Pingdu, a county-level city near Qingdao, makes the eyelashes the world wears. At least seven of every ten pairs of false eyelashes on Earth come from here, about 120 million pairs a year, many of them mink hairs threaded by hand. Lashes that begin in this one Shandong town end up under luxury labels and on the faces of pop stars.
Pingdu, a county-level city under Qingdao in Shandong's Jiaodong peninsula, is the false-eyelash capital of the world. By the standard figure, at least seven of every ten pairs of false eyelashes consumed anywhere are made here: about 120 million pairs a year, worth roughly 10 billion yuan, across more than 5,000 businesses and some 60,000 workers. The heart of it is one township, Dazeshan, which alone accounts for most of that global share. Lashes that leave here have ended up under luxury brand names and, by local accounts, on the eyes of stars like Beyoncé.
The craft did not start here; it was carried in. In the 1970s South Korean firms investing on the Jiaodong peninsula brought eyelash-making technology, and a Dazeshan villager who had learned the work at a Korean factory set up one of the first family workshops around 1976. From there it spread, township by township, into Jiudian and Xinhe, and over forty years it grew from simple processing of half-finished lashes into a complete local chain of design, materials, manufacture and export.
A false eyelash is tiny and almost entirely handmade. A single lash a couple of centimetres long passes through around nine manual steps, pressing and combining the hair, threading, cutting, rolling, shaping, stripping the form, traying and packing, with mink hairs fine as thread set into a mould by eye. A skilled worker can finish on the order of 2,500 pairs a day for a few thousand yuan a month.
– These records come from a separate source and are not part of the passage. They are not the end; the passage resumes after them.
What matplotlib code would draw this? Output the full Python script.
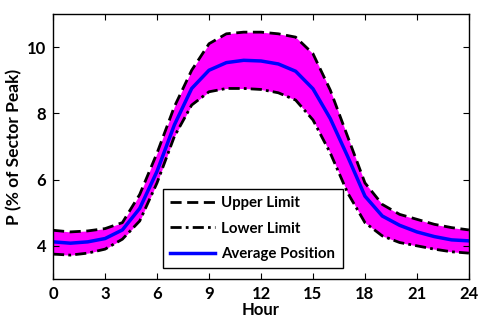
import numpy as np
import matplotlib
matplotlib.use("Agg")
import matplotlib.pyplot as plt

plt.rcParams['font.family'] = ['Lato', 'DejaVu Sans']
plt.rcParams['font.weight'] = 'bold'

hours = list(range(25))
average = [4.12, 4.08, 4.12, 4.22, 4.48, 5.13, 6.25, 7.65, 8.75, 9.3, 9.53, 9.6,
           9.58, 9.49, 9.27, 8.74, 7.84, 6.7, 5.5, 4.9, 4.62, 4.42, 4.28, 4.18, 4.15]
upper = [4.47, 4.42, 4.45, 4.52, 4.7, 5.55, 6.8, 8.2, 9.3, 10.1, 10.4, 10.45,
         10.45, 10.4, 10.3, 9.8, 8.7, 7.3, 5.9, 5.25, 4.95, 4.8, 4.65, 4.55, 4.48]
lower = [3.75, 3.72, 3.78, 3.9, 4.2, 4.75, 5.9, 7.3, 8.25, 8.65, 8.75, 8.75,
         8.72, 8.62, 8.4, 7.8, 6.8, 5.6, 4.7, 4.3, 4.1, 4.0, 3.9, 3.82, 3.78]

fig = plt.figure(figsize=(4.78, 3.24), dpi=100)
ax = fig.add_axes([0.111, 0.139, 0.870, 0.818])

# band of all scenarios
ax.fill_between(hours, lower, upper, color='#ff00ff', lw=0)
ax.plot(hours, upper, 'k--', lw=2, dashes=(4, 2), label='Upper Limit')
ax.plot(hours, lower, 'k-.', lw=2, dashes=(4, 1.5, 1, 1.5), label='Lower Limit')
ax.plot(hours, average, color='#0000ff', lw=2.5, label='Average Position')

ax.set_xlim(0, 24)
ax.set_ylim(3, 11)
ax.set_xticks(range(0, 25, 3))
ax.set_yticks([4, 6, 8, 10])
ax.tick_params(direction='in', top=True, right=True, labelsize=12, length=4, pad=5)
for s in ax.spines.values():
    s.set_linewidth(1)
ax.set_xlabel('Hour', fontsize=12, fontweight='bold', labelpad=0)
ax.set_ylabel('P (% of Sector Peak)', fontsize=12.5, fontweight='bold', labelpad=3)

leg = ax.legend(loc='lower left', bbox_to_anchor=(0.264, 0.040), fontsize=10.8,
                fancybox=False, edgecolor='k', framealpha=1, handlelength=3,
                borderpad=0.5, labelspacing=0.75, handletextpad=0.4,
                borderaxespad=0)
leg.get_frame().set_linewidth(1)

fig.savefig('out.png', dpi=100)
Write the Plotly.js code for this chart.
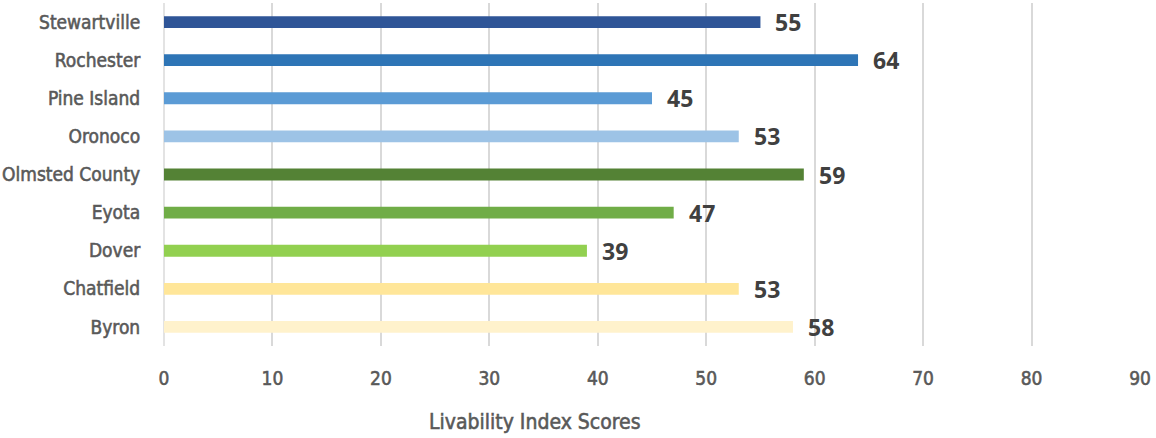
<!DOCTYPE html>
<html>
<head>
<meta charset="utf-8">
<script src="https://cdn.plot.ly/plotly-3.0.1.min.js"></script>
<style>
html,body{margin:0;padding:0;background:#fff;}
#chart{width:1156px;height:438px;}
#chart .xtick text, #chart .ytick text, #chart .infolayer g.annotation:last-child text{stroke:#595959;stroke-width:0.55px;}
</style>
</head>
<body>
<div id="chart"></div>
<script>
const categories = ["Stewartville","Rochester","Pine Island","Oronoco","Olmsted County","Eyota","Dover","Chatfield","Byron"];
const scores = [55, 64, 45, 53, 59, 47, 39, 53, 58];
const barColors = ["#2F5597","#2E75B6","#5B9BD5","#9DC3E6","#548235","#70AD47","#92D050","#FFE699","#FFF2CC"];
const xTicks = [0,10,20,30,40,50,60,70,80,90];
const xTitle = "Livability Index Scores";

const condensed = '"DejaVu Sans Condensed", "DejaVu Sans", sans-serif';
const labFont = {family: condensed, size: 19, color: '#595959', stretch: 'condensed'};

const trace = {
  type: 'bar',
  orientation: 'h',
  y: categories,
  x: scores,
  marker: {color: barColors},
  width: 0.31,
  hoverinfo: 'none'
};

const W = 1156, H = 438, ml = 164, mr = 16, mt = 3, mb = 92;

const annotations = categories.map((c, i) => ({
  x: scores[i], y: c, xref: 'x', yref: 'y',
  text: String(scores[i]), showarrow: false,
  xanchor: 'left', xshift: 13, yshift: 0,
  font: {family: '"Open Sans", "Noto Sans", sans-serif', size: 23, color: '#404040', weight: 'bold'}
}));
annotations.push({
  x: (535 - ml) / (W - ml - mr), y: -(422 - (H - mb)) / (H - mt - mb),
  xref: 'paper', yref: 'paper', text: xTitle, showarrow: false,
  xanchor: 'center', yanchor: 'middle',
  font: {family: condensed, size: 21, color: '#595959', stretch: 'condensed'}
});

const layout = {
  width: W, height: H,
  margin: {l: ml, r: mr, t: mt, b: mb},
  paper_bgcolor: '#fff', plot_bgcolor: '#fff',
  showlegend: false,
  xaxis: {
    range: [0, 90],
    tickvals: xTicks,
    ticktext: xTicks.map(String),
    showgrid: true, gridcolor: '#D9D9D9', gridwidth: 2,
    zeroline: true, zerolinecolor: '#E3E3E3', zerolinewidth: 2,
    showline: false,
    ticks: 'outside', ticklen: 15, tickcolor: 'rgba(0,0,0,0)',
    tickfont: labFont,
    fixedrange: true
  },
  yaxis: {
    type: 'category',
    autorange: 'reversed',
    showgrid: false, zeroline: false, showline: false,
    ticks: 'outside', ticklen: 19, tickcolor: 'rgba(0,0,0,0)',
    tickfont: labFont,
    fixedrange: true
  },
  annotations: annotations
};

Plotly.newPlot('chart', [trace], layout, {displayModeBar: false, staticPlot: true});
</script>
</body>
</html>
The barrier to entry is low and the designs run into the thousands, which is exactly why the town competes so hard on price.
Like the lingerie county and the wig city, Pingdu reads the world's tastes off its order book. Western markets want long, dense lashes sold in multipacks; Asian markets want subtle, natural ones; the United States takes around a quarter of exports, Europe and East Asia much of the rest, across more than fifty countries. It is a quiet truth of the beauty aisle that the glamour is applied elsewhere, but the thing itself was threaded in a Shandong workshop.
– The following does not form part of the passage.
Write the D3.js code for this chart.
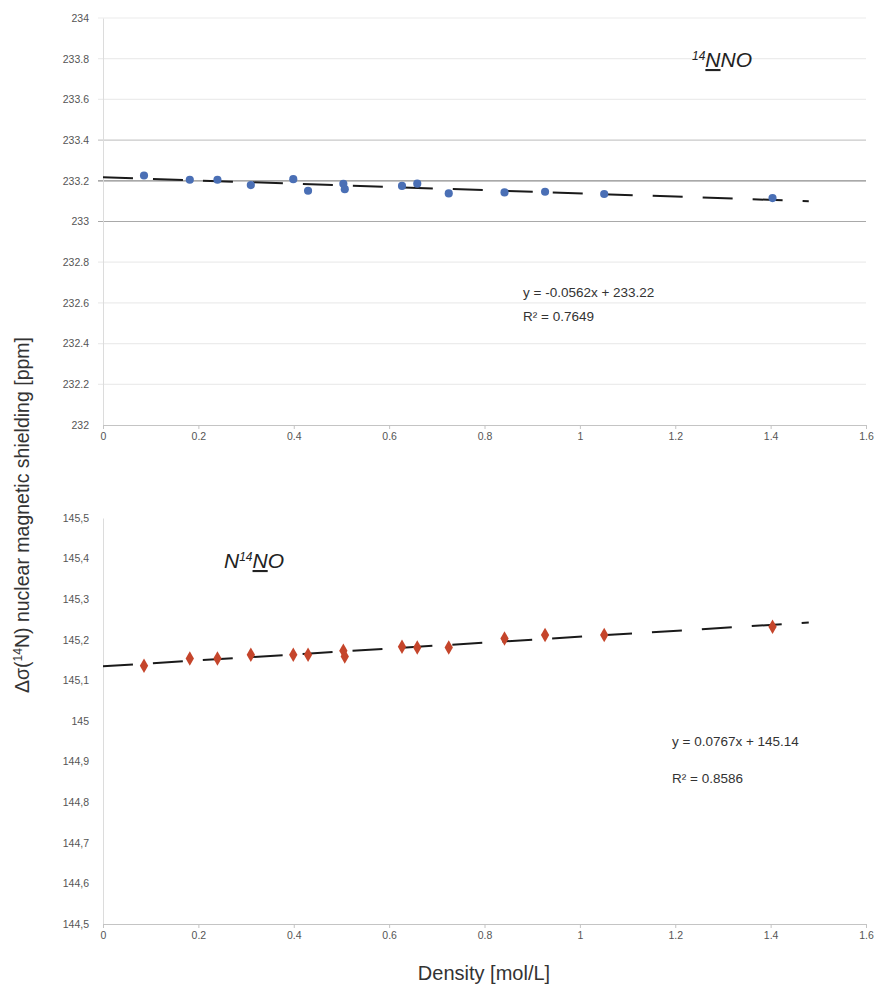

Pingdu is making the same climb as the rest of this atlas: out of anonymous contract work and into brands. Crushing price wars have pushed firms toward automation, with robotics institutes helping design machines for a job long thought too fiddly to mechanise, and toward new products, magnetic lashes, biodegradable ones, patented designs, sold direct through livestreaming and cross-border e-commerce. It belongs to a small set of Chinese towns that quietly supply the things that go on a face: wigs from Xuchang, brushes from Luyi, and lashes from here.